Perhaps more damaging than the physical violence, is the structural violence that is always lurking. Yanoun, like 62% of the West Bank, falls under Area C, meaning it is under full Israeli security and administrative responsibility. However, the villagers receive virtually no protection from the military or the police. The system in place disallows new construction in the village as evidenced by a heap of rubble that remains—ruins of a house that a young man tried to build for his family, right next to his parent’s home. It was demolished by the army soon after its completion. Farming in certain areas and at certain times is not allowed. Digging new or deeper wells is not allowed either, even though the villagers’ water levels are at extremely low levels. At times, the settlers come down the mountain to swim in Yanoun’s scarce drinking water.

These regulations that infringe on the basic economic and social rights of the Palestinians are in place to “protect” the settlers and to secure their disproportionate allotment of resources. Being that the Yanoun community relies heavily on farming for their livelihoods, these security justifications are severe and work as yet another way to force the residents out. Many of them have had to find jobs in the nearby towns of Aqraba or Nablus to supplement their farm work. The younger population find themselves in a difficult position—to leave Yanoun in search of a better life, free from fear, or stay to preserve the land in which their ancestors have lived for generations.

When the residents fled in 2002, the village received some international attention, including a visit from the BBC. Yanoun had become a site of ethnic cleansing, a modern day 1948. Thankfully, international and Israeli activists took the problem into their own hands, choosing to act since their own governments had failed to do so. However, the foreign presence is just a band-aid in Yanoun. It has not stopped the settlements. It has not prevented new outposts. While Yanoun may enjoy relative calm in the absence of physical attacks, neighboring communities continue to suffer from both settler attacks and home demolitions carried out by the army.

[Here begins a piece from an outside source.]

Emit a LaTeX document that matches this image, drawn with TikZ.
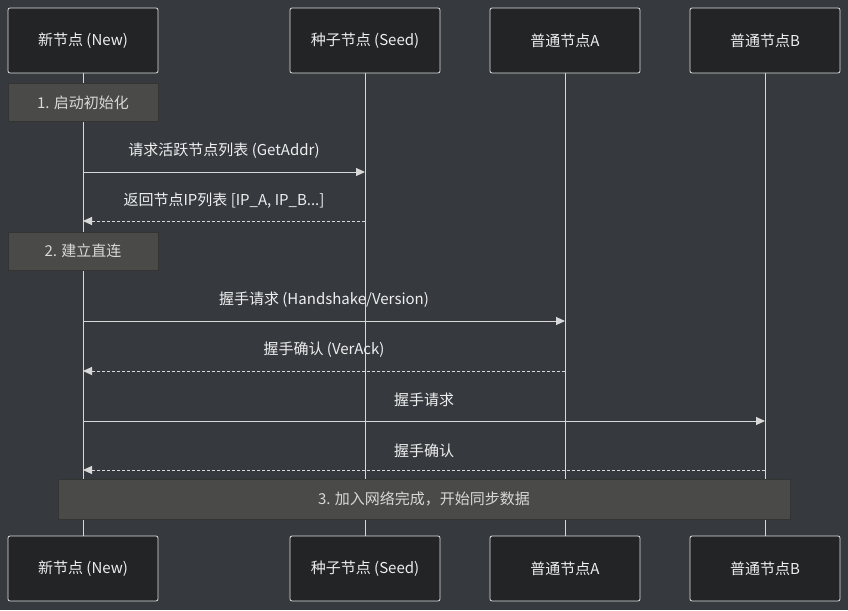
\documentclass[tikz,border=0pt]{standalone}
\usepackage{fontspec}
\setmainfont{Noto Sans CJK SC}
\usetikzlibrary{arrows.meta}
\definecolor{bg}{HTML}{363A3F}
\definecolor{actfill}{HTML}{232425}
\definecolor{notefill}{HTML}{4A4A48}
\definecolor{ln}{HTML}{D8D8D8}
\definecolor{txt}{HTML}{EEEEEE}
\begin{document}
\begin{tikzpicture}[x=1pt,y=-1pt,
 actor/.style={draw=ln!80,fill=actfill,rounded corners=2pt,minimum width=150pt,minimum height=65pt,text=txt,font=\fontsize{15}{17}\selectfont,line width=0.8pt},
 note/.style={draw=notefill!70!black,fill=notefill,minimum height=38pt,text=ln,font=\fontsize{15}{17}\selectfont,inner sep=0pt},
 life/.style={ln,line width=0.8pt},
 msg/.style={ln,line width=0.9pt,-{Triangle[length=9pt,width=8pt]}},
 ret/.style={msg,dash pattern=on 3pt off 2pt},
 lbl/.style={text=txt,font=\fontsize{15}{17}\selectfont}]
\fill[bg] (0,0) rectangle (848,610);
\foreach \n/\x/\t in {n/83/新节点 (New),s/365/种子节点 (Seed),a/565/普通节点A,b/765/普通节点B}{
  \draw[life] (\x,73) -- (\x,536);
  \node[actor] (\n1) at (\x,40.5) {\t};
  \node[actor] (\n2) at (\x,568.5) {\t};
}
\node[note,minimum width=150pt] (p1) at (83,102.5) {1. 启动初始化};
\node[note,minimum width=150pt] (p2) at (83,251) {2. 建立直连};
\node[note,minimum width=732pt,minimum height=40pt] (p3) at (424,499) {3. 加入网络完成，开始同步数据};
\coordinate (n1a) at (83,172); \coordinate (s1a) at (365,172);
\coordinate (n1b) at (83,221); \coordinate (s1b) at (365,221);
\coordinate (n2a) at (83,321); \coordinate (a2a) at (565,321);
\coordinate (n2b) at (83,371); \coordinate (a2b) at (565,371);
\coordinate (n3a) at (83,421); \coordinate (b3a) at (765,421);
\coordinate (n3b) at (83,470); \coordinate (b3b) at (765,470);
\draw[msg] (n1a) -- (s1a);
\draw[ret] (s1b) -- (n1b);
\draw[msg] (n2a) -- (a2a);
\draw[ret] (a2b) -- (n2b);
\draw[msg] (n3a) -- (b3a);
\draw[ret] (b3b) -- (n3b);
\node[lbl] (l1) at (224,151) {请求活跃节点列表 (GetAddr)};
\node[lbl] (l2) at (224,201) {返回节点IP列表 [IP\_A, IP\_B...]};
\node[lbl] (l3) at (324,300) {握手请求 (Handshake/Version)};
\node[lbl] (l4) at (324,350) {握手确认 (VerAck)};
\node[lbl] (l5) at (424,400) {握手请求};
\node[lbl] (l6) at (424,451) {握手确认};
\end{tikzpicture}
\end{document}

And there is no reason to believe that the proliferation of settlements and outposts will stop anytime soon. Yanoun is almost completely surrounded, and if the past is any indication of the future, the outposts will soon turn into large neighborhoods that will further encroach on Palestinian land and steal more vital resources making life impossible for the villagers.

Settlement expansion has been allowed to continue, not only due to Israeli government policy, but also because nothing more than empty warnings have come from the international community. A UN resolution that sparked some hope earlier this year was blocked by a U.S. veto. The resolution sought to condemn and cease all settlement building in the occupied territories, but the U.S. position was to rely on the same worn-out method that has thus far failed to work—return to the negotiating table, not the UN, not international law. It is unclear how much longer these villages will last, but if major players such as the United States continue to block alternative pathways, especially those based on international law, Yanoun will become just another emptied Palestinian town, another familiar story of pain for the Palestinian people.